[Begin]

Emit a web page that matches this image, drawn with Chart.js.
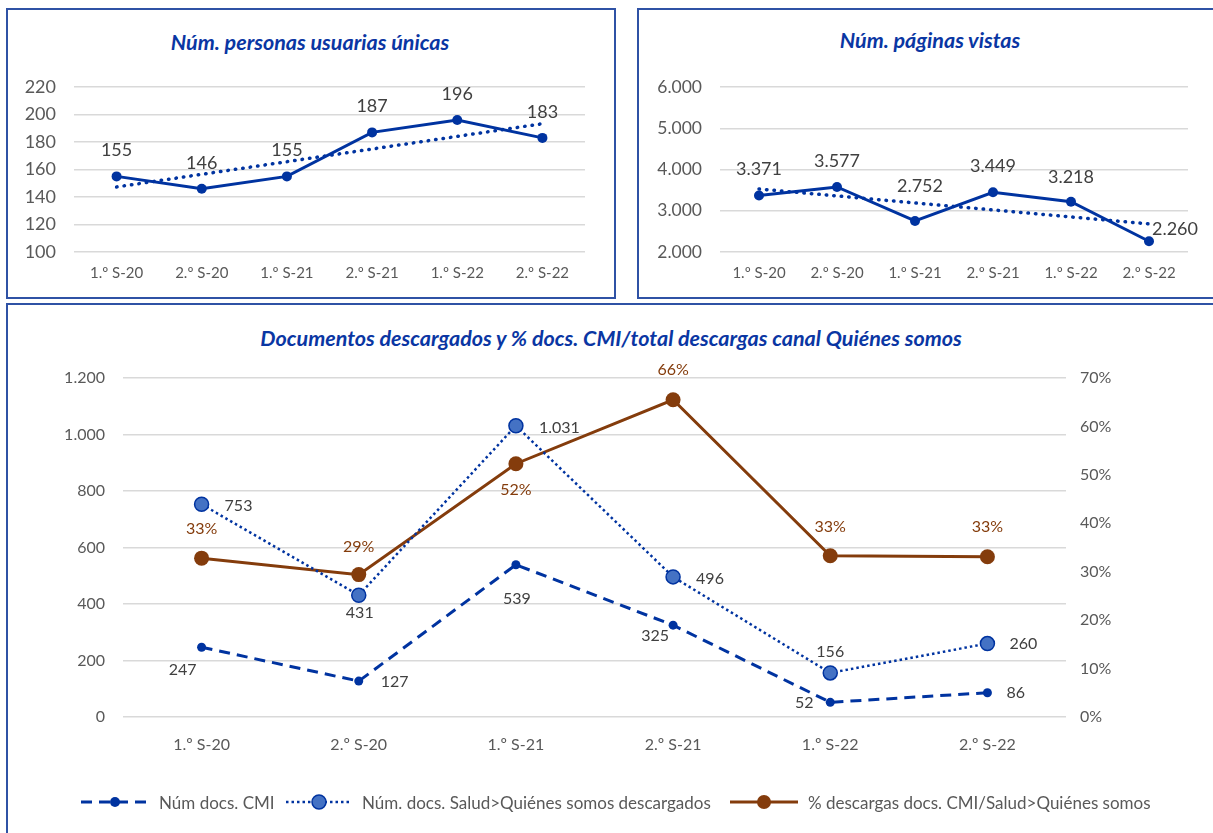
<!DOCTYPE html>
<html lang="es">
<head>
<meta charset="utf-8">
<title>Descargas y visitas</title>
<script src="https://cdn.jsdelivr.net/npm/chart.js@4.4.0/dist/chart.umd.min.js"></script>
<style>
  html, body { margin: 0; padding: 0; background: #fff; overflow: hidden; }
  body { width: 1213px; height: 833px; position: relative; font-family: Lato, "Open Sans", sans-serif; }
  .panel { position: absolute; border: 2px solid #2f52a5; box-sizing: border-box; }
  .lienzo { position: absolute; }
  .titulo { position: absolute; transform: translate(-50%, -50%); white-space: nowrap;
            font: italic 700 21.5px Lato, sans-serif; color: #0a36a3; }
  .leyenda { position: absolute; top: 792px; height: 20px; display: flex; align-items: center;
             font: 17px Lato, sans-serif; color: #595959; white-space: nowrap; }
  .leyenda svg { margin-right: 10px; }
</style>
</head>
<body>
<div class="panel" style="left:6px; top:8px; width:610px; height:291px;"></div>
<div class="panel" style="left:637px; top:8px; width:600px; height:291px;"></div>
<div class="panel" style="left:6px; top:303px; width:1230px; height:560px;"></div>

<div class="titulo" style="left:310px; top:42px;">Núm. personas usuarias únicas</div>
<div class="titulo" style="left:930px; top:40px;">Núm. páginas vistas</div>
<div class="titulo" style="left:611px; top:338px;">Documentos descargados y % docs. CMI/total descargas canal Quiénes somos</div>

<canvas id="graficoUsuarios" class="lienzo" width="606" height="287" style="left:8px; top:10px;"></canvas>
<canvas id="graficoPaginas" class="lienzo" width="574" height="287" style="left:639px; top:10px;"></canvas>
<canvas id="graficoDescargas" class="lienzo" width="1205" height="528" style="left:8px; top:305px;"></canvas>

<div class="leyenda" style="left:81px;">
  <svg width="68" height="16"><line x1="0" y1="8" x2="68" y2="8" stroke="#0033a0" stroke-width="3" stroke-dasharray="11 7"/><circle cx="34" cy="8" r="5" fill="#0033a0"/></svg>
  <span>Núm docs. CMI</span>
</div>
<div class="leyenda" style="left:286px;">
  <svg width="66" height="18"><line x1="0" y1="9" x2="66" y2="9" stroke="#0033a0" stroke-width="2.5" stroke-dasharray="2.5 3"/><circle cx="33" cy="9" r="7" fill="#4472c4" stroke="#0033a0" stroke-width="1.5"/></svg>
  <span>Núm. docs. Salud&gt;Quiénes somos descargados</span>
</div>
<div class="leyenda" style="left:730px;">
  <svg width="68" height="18"><line x1="0" y1="9" x2="68" y2="9" stroke="#843c0c" stroke-width="3"/><circle cx="34" cy="9" r="7" fill="#843c0c"/></svg>
  <span>% descargas docs. CMI/Salud&gt;Quiénes somos</span>
</div>

<script>
// Datos
const semestresSup = ['1.º S-20', '2.º S-20', '1.º S-21', '2.º S-21', '1.º S-22', '2.º S-22'];
const semestresInf = ['1.º S-20', '2.º S-20', '1.º S-21', '2.º S-21', '1.º S-22', '2.º S-22'];

const usuariosUnicos = [155, 146, 155, 187, 196, 183];
const tendenciaUsuarios = [147.3, 156.5, 165.7, 174.9, 184.1, 193.3];

const paginasVistas = [3371, 3577, 2752, 3449, 3218, 2260];
const tendenciaPaginas = [3528, 3359, 3189, 3020, 2850, 2681];

const docsCMI = [247, 127, 539, 325, 52, 86];
const docsQuienesSomos = [753, 431, 1031, 496, 156, 260];
const pctDescargasCMI = [0.328, 0.294, 0.523, 0.655, 0.333, 0.331];

// Escalas
const ticksUsuarios = { min: 100, max: 220, paso: 20 };
const ticksPaginas = { min: 2000, max: 6000, paso: 1000 };
const ticksDocs = { min: 0, max: 1200, paso: 200 };
const ticksPct = { min: 0, max: 0.7, paso: 0.1 };

// Colores
const AZUL = '#0033a0';
const AZUL_CLARO = '#4472c4';
const MARRON = '#843c0c';
const GRIS_TEXTO = '#595959';
const GRIS_ETIQUETA = '#404040';
const GRIS_REJILLA = '#d9d9d9';

// Formato español: 1.200
const miles = (v) => String(Math.round(v)).replace(/\B(?=(\d{3})+(?!\d))/g, '.');
const pct = (v) => Math.round(v * 100) + '%';

// Plugin para etiquetas de datos con desplazamiento por punto
const etiquetasDatos = {
    id: 'etiquetasDatos',
    afterDatasetsDraw(chart) {
        const ctx = chart.ctx;
        chart.data.datasets.forEach((ds, i) => {
            const et = ds.etiquetas;
            if (!et) return;
            const meta = chart.getDatasetMeta(i);
            ctx.save();
            ctx.font = et.font;
            ctx.fillStyle = et.color;
            ctx.textBaseline = 'middle';
            meta.data.forEach((pt, j) => {
                const d = et.desp[j];
                ctx.textAlign = d[2] || 'center';
                ctx.fillText(et.formato(ds.data[j]), pt.x + d[0], pt.y + d[1]);
            });
            ctx.restore();
        });
    }
};

function ejeX(labels, alto, padding, tam) {
    return {
        type: 'category',
        offset: true,
        grid: { display: false, drawTicks: false },
        border: { display: false },
        ticks: { color: GRIS_TEXTO, font: { family: 'Lato', size: tam }, padding: padding, maxRotation: 0 },
        afterFit(s) { s.height = alto; }
    };
}

function ejeY(cfg, ancho, padding, tam, formato, posicion, rejilla) {
    return {
        type: 'linear',
        position: posicion,
        min: cfg.min,
        max: cfg.max,
        grid: { display: rejilla, drawTicks: false, color: GRIS_REJILLA, lineWidth: 1.5 },
        border: { display: false },
        ticks: {
            stepSize: cfg.paso,
            color: GRIS_TEXTO,
            font: { family: 'Lato', size: tam },
            padding: padding,
            callback: (v) => formato(v)
        },
        afterFit(s) { s.width = ancho; }
    };
}

const opcionesBase = {
    responsive: false,
    devicePixelRatio: 1,
    animation: false,
    plugins: { legend: { display: false }, tooltip: { enabled: false }, title: { display: false } }
};

function initGraficos() {
    // Personas usuarias únicas
    new Chart(document.getElementById('graficoUsuarios'), {
        type: 'line',
        data: {
            labels: semestresSup,
            datasets: [{
                data: tendenciaUsuarios,
                borderColor: AZUL,
                borderWidth: 3.5,
                borderDash: [0.5, 7],
                borderCapStyle: 'round',
                pointRadius: 0
            }, {
                data: usuariosUnicos,
                borderColor: AZUL,
                backgroundColor: AZUL,
                borderWidth: 3,
                pointRadius: 5,
                pointBorderWidth: 0,
                etiquetas: {
                    font: '18px Lato', color: GRIS_ETIQUETA, formato: (v) => String(v),
                    desp: [[0, -26], [0, -26], [0, -26], [0, -26], [0, -26], [0, -26]]
                }
            }]
        },
        options: {
            ...opcionesBase,
            layout: { padding: { top: 77, right: 29, bottom: 0, left: 0 } },
            scales: {
                x: ejeX(semestresSup, 45, 12, 15),
                y: ejeY(ticksUsuarios, 66, 18, 18, (v) => String(v), 'left', true)
            }
        },
        plugins: [etiquetasDatos]
    });

    // Páginas vistas
    new Chart(document.getElementById('graficoPaginas'), {
        type: 'line',
        data: {
            labels: semestresSup,
            datasets: [{
                data: tendenciaPaginas,
                borderColor: AZUL,
                borderWidth: 3.5,
                borderDash: [0.5, 7],
                borderCapStyle: 'round',
                pointRadius: 0
            }, {
                data: paginasVistas,
                borderColor: AZUL,
                backgroundColor: AZUL,
                borderWidth: 3,
                pointRadius: 5,
                pointBorderWidth: 0,
                etiquetas: {
                    font: '18px Lato', color: GRIS_ETIQUETA, formato: miles,
                    desp: [[0, -26], [0, -26], [5, -35], [0, -26], [0, -25], [26, -12]]
                }
            }]
        },
        options: {
            ...opcionesBase,
            layout: { padding: { top: 77, right: 25, bottom: 0, left: 0 } },
            scales: {
                x: ejeX(semestresSup, 45, 12, 15),
                y: ejeY(ticksPaginas, 81, 18, 17.5, miles, 'left', true)
            }
        },
        plugins: [etiquetasDatos]
    });

    // Documentos descargados y %
    new Chart(document.getElementById('graficoDescargas'), {
        type: 'line',
        data: {
            labels: semestresInf,
            datasets: [{
                label: 'Núm docs. CMI',
                data: docsCMI,
                yAxisID: 'y',
                borderColor: AZUL,
                backgroundColor: AZUL,
                borderWidth: 3,
                borderDash: [11, 7],
                pointRadius: 4.5,
                pointBorderWidth: 0,
                etiquetas: {
                    font: '16px Lato', color: GRIS_ETIQUETA, formato: miles,
                    desp: [[-19, 23], [22, 1, 'left'], [1, 34], [-18, 11], [-26, 1], [19, 0, 'left']]
                }
            }, {
                label: 'Núm. docs. Salud>Quiénes somos descargados',
                data: docsQuienesSomos,
                yAxisID: 'y',
                borderColor: AZUL,
                backgroundColor: AZUL_CLARO,
                borderWidth: 2.5,
                borderDash: [2.5, 3],
                pointRadius: 7,
                pointBorderWidth: 1.5,
                pointBorderColor: AZUL,
                etiquetas: {
                    font: '16px Lato', color: GRIS_ETIQUETA, formato: miles,
                    desp: [[23, 2, 'left'], [1, 18], [23, 2, 'left'], [23, 2, 'left'], [0, -21], [22, 0, 'left']]
                }
            }, {
                label: '% descargas docs. CMI/Salud>Quiénes somos',
                data: pctDescargasCMI,
                yAxisID: 'y1',
                borderColor: MARRON,
                backgroundColor: MARRON,
                borderWidth: 3,
                pointRadius: 7.5,
                pointBorderWidth: 0,
                etiquetas: {
                    font: '16px Lato', color: MARRON, formato: pct,
                    desp: [[0, -29], [0, -28], [0, 26], [0, -30], [0, -29], [0, -30]]
                }
            }]
        },
        options: {
            ...opcionesBase,
            layout: { padding: { top: 73, right: 0, bottom: 0, left: 0 } },
            scales: {
                x: ejeX(semestresInf, 116, 18, 16),
                y: ejeY(ticksDocs, 115, 18, 16, miles, 'left', true),
                y1: ejeY(ticksPct, 147, 14, 16, pct, 'right', false)
            }
        },
        plugins: [etiquetasDatos]
    });
}

const fuentes = ['15px Lato', 'italic 700 21px Lato'];
Promise.all(fuentes.map((f) => document.fonts.load(f)))
    .catch(() => null)
    .then(() => initGraficos());
</script>
</body>
</html>
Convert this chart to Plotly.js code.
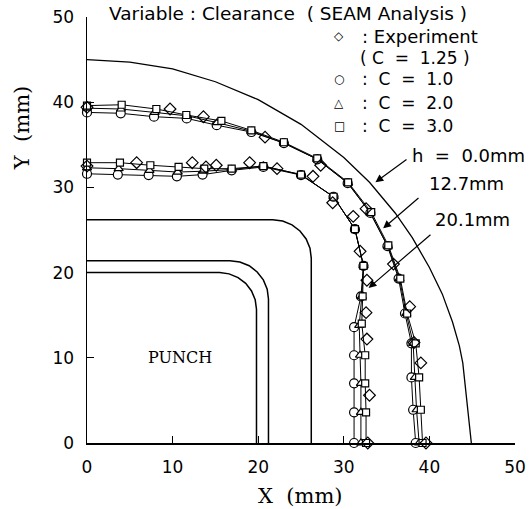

[End]

REQUIRED WORK
Emit the lines of the material exactly, from its first line to the line containing "canal Quiénes somos</div>", inclusive; leave every picture out.

SOLUTION TO THIS PROBLEM
Emit a web page that matches this image, drawn with Chart.js.
<!DOCTYPE html>
<html lang="es">
<head>
<meta charset="utf-8">
<title>Descargas y visitas</title>
<script src="https://cdn.jsdelivr.net/npm/chart.js@4.4.0/dist/chart.umd.min.js"></script>
<style>
  html, body { margin: 0; padding: 0; background: #fff; overflow: hidden; }
  body { width: 1213px; height: 833px; position: relative; font-family: Lato, "Open Sans", sans-serif; }
  .panel { position: absolute; border: 2px solid #2f52a5; box-sizing: border-box; }
  .lienzo { position: absolute; }
  .titulo { position: absolute; transform: translate(-50%, -50%); white-space: nowrap;
            font: italic 700 21.5px Lato, sans-serif; color: #0a36a3; }
  .leyenda { position: absolute; top: 792px; height: 20px; display: flex; align-items: center;
             font: 17px Lato, sans-serif; color: #595959; white-space: nowrap; }
  .leyenda svg { margin-right: 10px; }
</style>
</head>
<body>
<div class="panel" style="left:6px; top:8px; width:610px; height:291px;"></div>
<div class="panel" style="left:637px; top:8px; width:600px; height:291px;"></div>
<div class="panel" style="left:6px; top:303px; width:1230px; height:560px;"></div>

<div class="titulo" style="left:310px; top:42px;">Núm. personas usuarias únicas</div>
<div class="titulo" style="left:930px; top:40px;">Núm. páginas vistas</div>
<div class="titulo" style="left:611px; top:338px;">Documentos descargados y % docs. CMI/total descargas canal Quiénes somos</div>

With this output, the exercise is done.